The problem for the post-modern Left, particular in the U.S. and for young intellectuals, is that in his best known works, Foucault uses "Marx" as he uses "dialectics" and "ideology" as metaphors for the Party, its practices, its offical positions and its propaganda. Instead of a productive, valuable critique of a mistaken approach to revolutionary politics, Foucault's Francocentric and Eurocentric perspective assumes that the conduct of the European Communist parties is common knowledge and he can indulge himself in indirect references and imprecise formulations of hiscomplaints. His indirection and imprecision leaves his readers today with a misplaced, blanket rejection of historical and theoretical contributions deserving much more serious respect.

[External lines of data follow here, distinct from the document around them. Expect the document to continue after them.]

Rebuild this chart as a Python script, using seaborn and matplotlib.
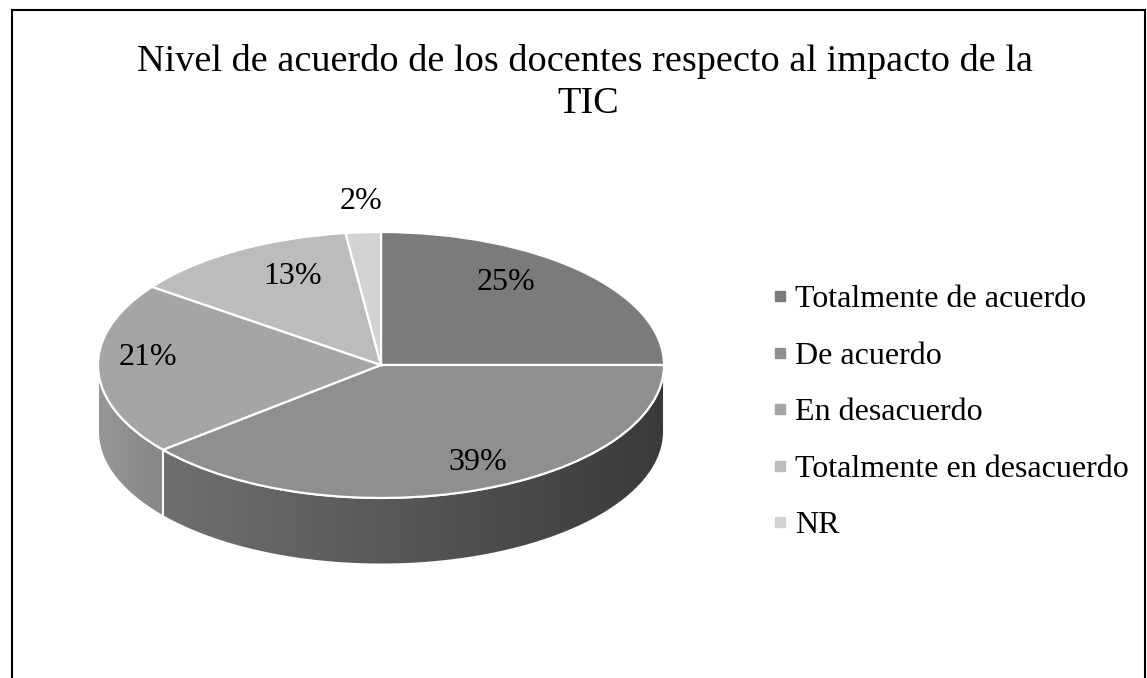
import numpy as np
import seaborn as sns
import matplotlib.pyplot as plt
from matplotlib.colors import LinearSegmentedColormap
from matplotlib.patches import Polygon, Rectangle
from matplotlib.lines import Line2D

# data
labels = ['Totalmente de acuerdo', 'De acuerdo', 'En desacuerdo',
          'Totalmente en desacuerdo', 'NR']
values = [25, 39, 21, 13, 2]
pct_text = ['25%', '39%', '21%', '13%', '2%']
colors = ['#7b7b7b', '#8f8f8f', '#a5a5a5', '#bcbcbc', '#d3d3d3']
side_left = ['#6e6e6e', '#707070', '#969696', '#a8a8a8', '#bcbcbc']
side_right = ['#3a3a3a', '#3a3a3a', '#878787', '#969696', '#a8a8a8']
# label placement: radius along the slice middle + vertical nudge
label_r = [0.625, 1.01, 0.823, 0.611, 1.13]
label_dy = [0.175, 0.22, 0.086, 0.143, 0.098]

sns.set_theme(style='white')
plt.rcParams['font.family'] = ['Liberation Serif', 'DejaVu Serif']
plt.rcParams['text.color'] = 'black'

W, H = 1147, 678
fig = plt.figure(figsize=(W / 100, H / 100), dpi=100)

# pie centre (px) and ellipse radii (px)
cx, cy, rx, ry = 381, 365, 283, 133
xl, yl = (-1.3, 1.3), (-1.8, 1.6)
ax = fig.add_axes([(cx + xl[0] * rx) / W, 1 - (cy - yl[0] * ry) / H,
                   (xl[1] - xl[0]) * rx / W, (yl[1] - yl[0]) * ry / H])

wedges, _ = ax.pie(values, colors=colors, startangle=90, counterclock=False,
                   wedgeprops=dict(edgecolor='white', linewidth=1.6, zorder=3))
ax.set_aspect('auto')

# side walls of the 3D pie (front half only)
depth = 0.5
grad = np.linspace(0, 1, 256).reshape(1, -1)
for w, cl, cr in zip(wedges, side_left, side_right):
    t1, t2 = sorted([w.theta1, w.theta2])
    for k in (-360, 0, 360):
        lo, hi = max(t1 + k, -180), min(t2 + k, 0)
        if hi <= lo:
            continue
        t = np.radians(np.linspace(lo, hi, 100))
        top = np.column_stack([np.cos(t), np.sin(t)])
        bot = np.column_stack([np.cos(t[::-1]), np.sin(t[::-1]) - depth])
        poly = Polygon(np.vstack([top, bot]), closed=True, facecolor='none',
                       edgecolor='white', linewidth=1.4, zorder=2)
        ax.add_patch(poly)
        cmap = LinearSegmentedColormap.from_list('side', [cl, cr])
        im = ax.imshow(grad, cmap=cmap, aspect='auto', zorder=1,
                       extent=[np.cos(t).min(), np.cos(t).max(), -1 - depth, 0.2])
        im.set_clip_path(poly)

ax.set_xlim(*xl)
ax.set_ylim(*yl)
ax.axis('off')

# percentage labels
for w, txt, r, dy in zip(wedges, pct_text, label_r, label_dy):
    mid = np.radians((w.theta1 + w.theta2) / 2)
    ax.text(r * np.cos(mid), r * np.sin(mid) + dy, txt, fontsize=23,
            ha='center', va='center', zorder=5)

# legend
handles = [Line2D([], [], marker='s', linestyle='none', markersize=7.5,
                  markerfacecolor=c, markeredgecolor=c) for c in colors]
fig.legend(handles, labels, loc='upper left', bbox_to_anchor=(774 / W, 1 - 285 / H),
           frameon=False, fontsize=23, handlelength=0.4, handletextpad=0.27,
           labelspacing=0.85, borderpad=0, borderaxespad=0)

# title (two lines)
fig.text(585 / W, 1 - 71 / H,
         'Nivel de acuerdo de los docentes respecto al impacto de la',
         ha='center', va='baseline', fontsize=27.5)
fig.text(588 / W, 1 - 113 / H, 'TIC', ha='center', va='baseline', fontsize=27.5)

fig.patches.append(Rectangle((12 / W, -0.1), (1145 - 12) / W, 1.1 - 10 / H,
                             transform=fig.transFigure, fill=False,
                             edgecolor='black', linewidth=1.5))

fig.savefig('out.png', dpi=100, facecolor='white')
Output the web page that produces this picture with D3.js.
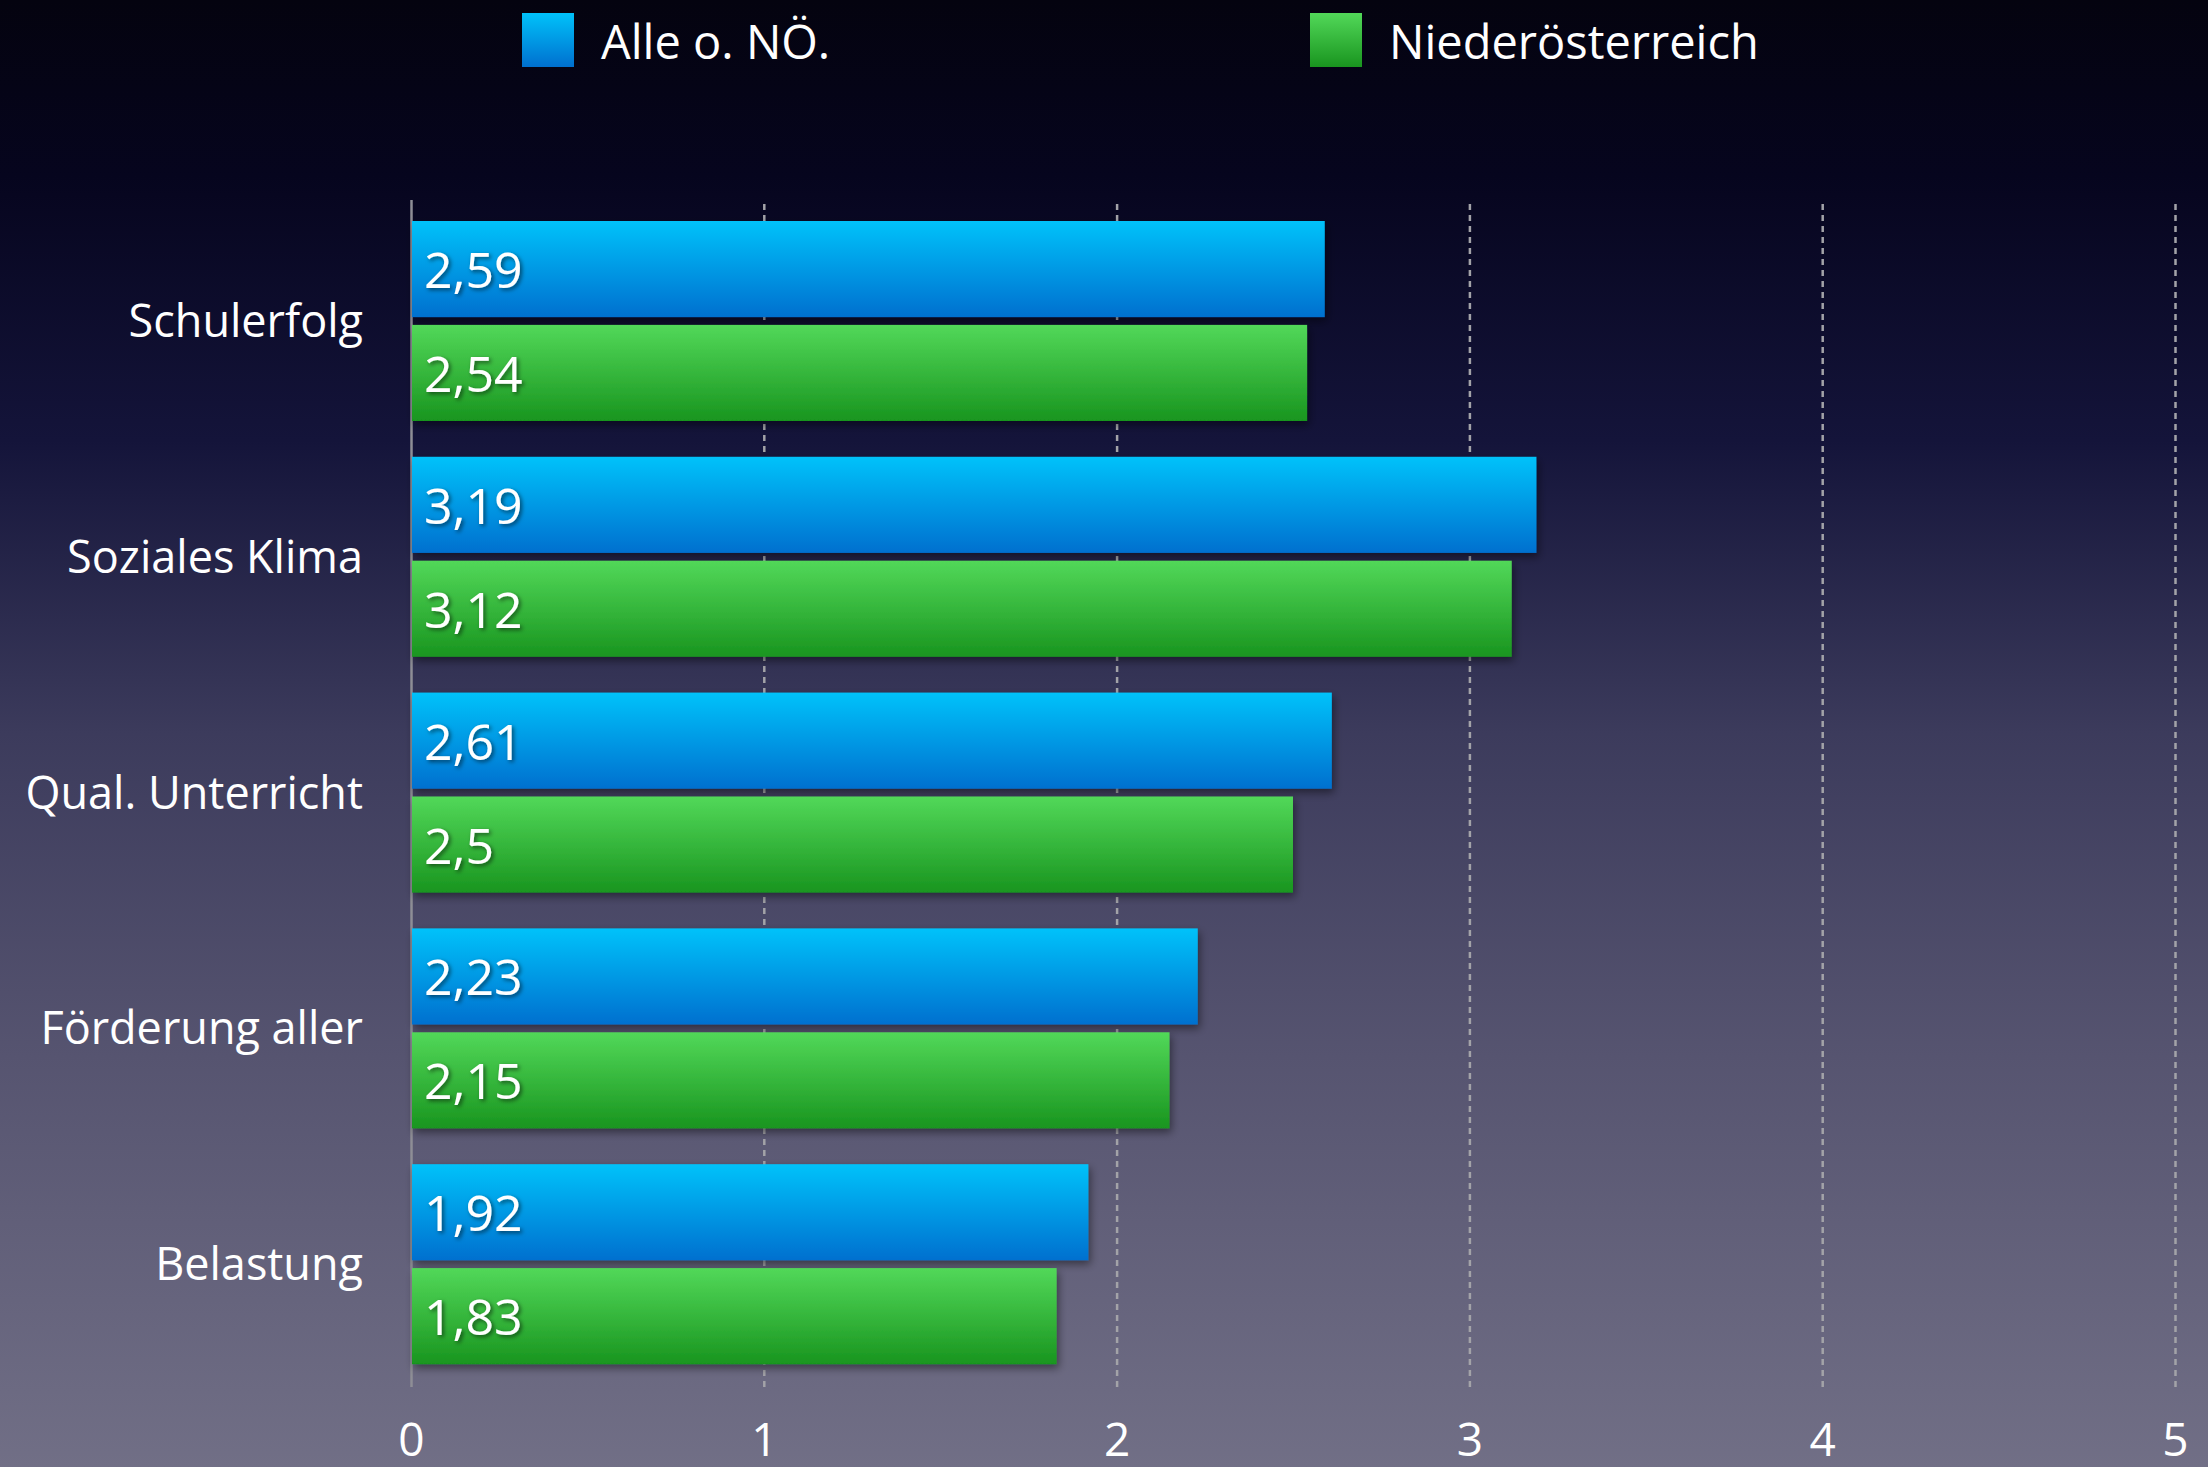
<!DOCTYPE html>
<html>
<head>
<meta charset="utf-8">
<script src="https://cdn.jsdelivr.net/npm/d3@7"></script>
<style>
  body { margin: 0; background: #000; }
  svg { display: block; }
  text { font-family: "Open Sans", sans-serif; fill: #fff; }
</style>
</head>
<body>
<div id="chart"></div>
<script>

var categories = ["Schulerfolg", "Soziales Klima", "Qual. Unterricht", "Förderung aller", "Belastung"];
var seriesNames = ["Alle o. NÖ.", "Niederösterreich"];
var alleValues = [2.59, 3.19, 2.61, 2.23, 1.92];
var noeValues = [2.54, 3.12, 2.5, 2.15, 1.83];
var xTicks = [0, 1, 2, 3, 4, 5];

var width = 2208, height = 1467;

// rows of data, one per category
var data = categories.map(function(c, i) {
	return { cat: c, values: [alleValues[i], noeValues[i]] };
});

var svg = d3.select("#chart")
	.append("svg")
	.attr("width", width)
	.attr("height", height);

var defs = svg.append("defs");

// background gradient
var bg = defs.append("linearGradient").attr("id", "bg")
	.attr("x1", 0).attr("y1", 0).attr("x2", 0).attr("y2", 1);
[[0, "#04030f"], [0.12, "#06051e"], [0.3, "#14143a"], [0.5, "#3c3b5c"], [0.72, "#565470"], [1, "#716f86"]]
	.forEach(function(s) { bg.append("stop").attr("offset", s[0]).attr("stop-color", s[1]); });

// bar gradients
var barColors = [["#00c2fa", "#0070cf"], ["#52d859", "#19951f"]];
barColors.forEach(function(c, i) {
	var g = defs.append("linearGradient").attr("id", "bar" + i)
		.attr("x1", 0).attr("y1", 0).attr("x2", 0).attr("y2", 1);
	g.append("stop").attr("offset", 0).attr("stop-color", c[0]);
	g.append("stop").attr("offset", 1).attr("stop-color", c[1]);
});

var shadow = defs.append("filter").attr("id", "shadow")
	.attr("x", "-5%").attr("y", "-20%").attr("width", "115%").attr("height", "150%");
shadow.append("feDropShadow").attr("dx", 2).attr("dy", 4).attr("stdDeviation", 4)
	.attr("flood-color", "#000").attr("flood-opacity", 0.45);

var textShadow = defs.append("filter").attr("id", "tshadow")
	.attr("x", "-10%").attr("y", "-20%").attr("width", "130%").attr("height", "150%");
textShadow.append("feDropShadow").attr("dx", 2).attr("dy", 2).attr("stdDeviation", 2)
	.attr("flood-color", "#000").attr("flood-opacity", 0.55);

svg.append("rect").attr("width", width).attr("height", height).attr("fill", "url(#bg)");

// scales
var x = d3.scaleLinear().domain([0, 5]).range([411, 2175]);
var y = d3.scaleBand().domain(categories).range([199, 1378]);
var ySub = d3.scaleBand().domain(seriesNames).range([22, 222]).paddingInner(0.075);

var gridTop = 200, gridBottom = 1387;

// grid + tick labels through d3 axis
var axis = svg.append("g")
	.attr("transform", "translate(0," + gridBottom + ")")
	.call(d3.axisBottom(x)
		.tickValues(xTicks)
		.tickFormat(d3.format("d"))
		.tickSize(-(gridBottom - gridTop))
		.tickPadding(36));

axis.select(".domain").remove();
axis.selectAll(".tick line")
	.attr("stroke-width", 2.5)
	.attr("stroke-dasharray", function(d) { return d == 0 ? null : "6,5"; })
	.attr("stroke", function(d) { return d == 0 ? "#8e8e96" : "#a3a3a8"; });
axis.selectAll(".tick text")
	.attr("fill", "#fff")
	.attr("dy", "0.71em")
	.style("font-family", "'Open Sans', sans-serif")
	.style("font-size", "46px");

// bars
var group = svg.selectAll("g.cat")
	.data(data)
	.enter().append("g")
	.attr("class", "cat")
	.attr("transform", function(d) { return "translate(0," + y(d.cat) + ")"; });

group.selectAll("rect")
	.data(function(d) { return d.values; })
	.enter().append("rect")
	.attr("x", x(0) + 1)
	.attr("y", function(d, i) { return ySub(seriesNames[i]); })
	.attr("width", function(d) { return x(d) - x(0) - 1; })
	.attr("height", ySub.bandwidth())
	.attr("fill", function(d, i) { return "url(#bar" + i + ")"; })
	.attr("filter", "url(#shadow)");

group.selectAll("text.val")
	.data(function(d) { return d.values; })
	.enter().append("text")
	.attr("class", "val")
	.attr("x", x(0) + 13)
	.attr("y", function(d, i) { return ySub(seriesNames[i]) + ySub.bandwidth() / 2 + 19; })
	.attr("filter", "url(#tshadow)")
	.style("font-size", "50px")
	.text(function(d) { return String(d).replace(".", ","); });

// category labels
group.append("text")
	.attr("x", 363)
	.attr("y", 122 + 16)
	.attr("text-anchor", "end")
	.style("font-size", "45px")
	.text(function(d) { return d.cat; });

// legend
var legendX = [522, 1310];
var legend = svg.selectAll("g.legend")
	.data(seriesNames)
	.enter().append("g")
	.attr("class", "legend")
	.attr("transform", function(d, i) { return "translate(" + legendX[i] + ",13)"; });

legend.append("rect")
	.attr("width", 52)
	.attr("height", 54)
	.attr("fill", function(d, i) { return "url(#bar" + i + ")"; });

legend.append("text")
	.attr("x", 79)
	.attr("y", 46)
	.style("font-size", "47px")
	.text(function(d) { return d; });

</script>
</body>
</html>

When Foucault mentions Marx for his own sake, and not just as a code-word for the Communist apparatus and its machinations, he only compounds the misinformation and misdirection. To be blunt, in the interviews on "Marx" as well as in a few direct comments in The Birth of Biopolitics, his lectures from 1978-79 on neoliberal political economic discourse, it is clear that Foucault knows and grasps even Marx' best known works so superficially and inaccurately, that it is reasonable to wonder whether he ever actually read them. It would seem that we can safely conclude that Foucault rejected "dialectics" and "ideology" as that method and those terms featured in the discussions and publications of the Party and its intellectuals and, to put it summarily, their use in those venues was dubious indeed. Nonetheless, however well-taken his objections ot the doctrinaire, apologetic orthodoxies of the French Communist Party, Foucault had unfortunately little idea what those methods and ideas mean in Marx' work itself. One strand of the third and fourth steps in this argument is clarify and justify the sense, the utility and the value of these elements in Marxist theory.